¿Y de ahí?

Consumidores: La obsolescencia programada y el derecho a reparar

Combatir la contaminación para mitigar el cambio climático es uno de los desafíos a la humanidad más importantes, que puede contribuir a la viabilidad del futuro más inmediato. Pese a la urgencia de atenderlo, las medidas con frecuencia se resumen a la buena voluntad de las personas en tomar acciones casi intrascendentes como separar la basura, no tirarla en la calle y evitar los popotes, cuando el problema tiene raíces mucho más profundas, que tocan intereses en todo el mundo.

Se ha buscado trasladar al consumidor individual la responsabilidad del manejo de los residuos que genera el sistema de producción mundial. Todo en aras de proteger a las empresas y capitales de asumir la parte que les toca, porque son ellos con su producción masiva de PET y otros desechables altamente tóxicos quienes condicionan al consumidor, al que no le queda más que comprar lo que hay disponible o complicarse la existencia más allá de lo razonable al intentar reducir la contaminación y costos ambientales que su estilo de vida genera.

En el seno de la Unión Europea ha tomado auge la política del derecho a reparar, por la cual se ha impuesto a los fabricantes de electrodomésticos como lavadoras, refrigeradores y televisiones la obligación de prestar las facilidades y garantías necesarias para que sus productos se puedan reparar hasta 10 años después de su venta. Porque, usualmente, los consumidores no quieren comprar un aparato nuevo, sino reparar el que tienen, aunque las empresas han hecho todo lo posible por orillarnos a comprarles de nuevo cada vez más pronto, al punto de hacer productos casi desechables.

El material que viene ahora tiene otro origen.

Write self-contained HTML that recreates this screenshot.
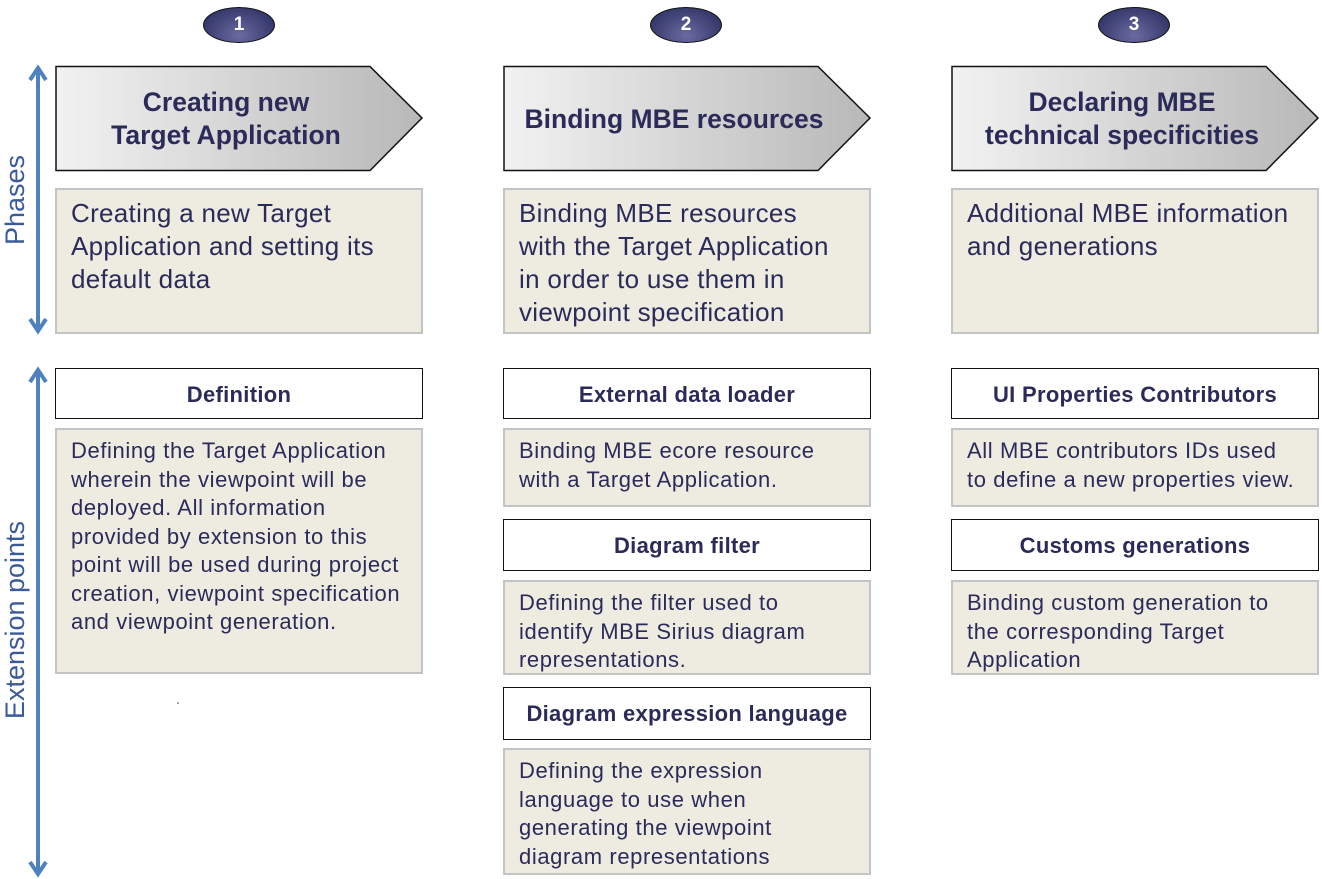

Esta práctica ampliamente difundida entre la iniciativa privada es la obsolescencia programada, una acción de los fabricantes con la que intencionadamente producen artículos con una vida útil limitada, con la intención de que les compren de nuevo, cuanto antes. Para ello han invertido enormes cantidades en pagar ingenieros y todo tipo de especialistas que creen materiales frágiles o llanamente programen sus productos para descomponerse sin remedio después de determinado tiempo o uso. La obsolescencia programada está tan ampliamente difundida y omnipresente en todos los giros como la publicidad, aunque se ha procurado mantenerla en secreto, todos los consumidores de cierta edad reconocen cómo los productos de antes duraban mucho más, a veces toda la vida, mientras que los de ahora dejan de servir a veces apenas pasados unos cuantos meses.

Han podido hacerlo porque los legisladores (y las sociedades a las que deberían servir) así lo han permitido, a pesar de que los costos económicos y ambientales de producir para desechar y volver a comprar son enormes. Regulaciones como la que ha avanzado en la Unión Europea sobre el derecho a reparar deberían haberse tomado en todo el mundo hace al menos dos décadas, cuando ya había información más que suficiente y fiable sobre el avance del cambio climático hacia una crisis global, con basureros cada vez más difíciles de contener y desastres naturales más recurrentes, con peores saldos.

En aras de que los fabricantes continúen vendiendo productos nuevos, como si el planeta no tuviera límites en su capacidad de asimilar desechos y proveer de materias primas, se han cargado los recursos que las futuras generaciones requieren para ser viables. Un problema del que no se harán cargo los tataranietos, sino con costos que ya están teniendo que asumir los más jóvenes, pues los recursos de los que disponen son claramente mucho más limitados de los que se han dilapidado en las 7 u 8 generaciones que han transcurrido, aproximadamente, desde la Revolución Industrial.

Siendo la producción un proceso social, resulta absurdo pretender que las acciones individuales son suficientes para combatir sus efectos negativos, sin regular los procesos de fabricación. Las acciones deben ser colectivas, pese a los pocos incentivos que existen para ellas. Es sabido que desde hace años se desarrollan materiales biodegradables, pero su uso masivo no es posible aún porque no se han invertido suficiente en esas tecnologías, y los productos son muy caros. Se requeriría la voluntad global y una inversión tales como los que se dispusieron para producir vacunas contra el coronavirus, un ejemplo esperanzador de cómo la humanidad sí puede lograr responder a desafíos importantes en tiempo récord, una vez que se dan las condiciones para hacerlo.

Es absolutamente necesario presionar para que los cambios ocurran, avanzar más allá de la ley antipopote y de confiar en que cada uno tendrá la buena voluntad de tirar la basura en su lugar. Es hora que los legisladores en todo el mundo obliguen de manera efectiva a las empresas a asumir la responsabilidad por los recursos que consumen y los desechos que producen.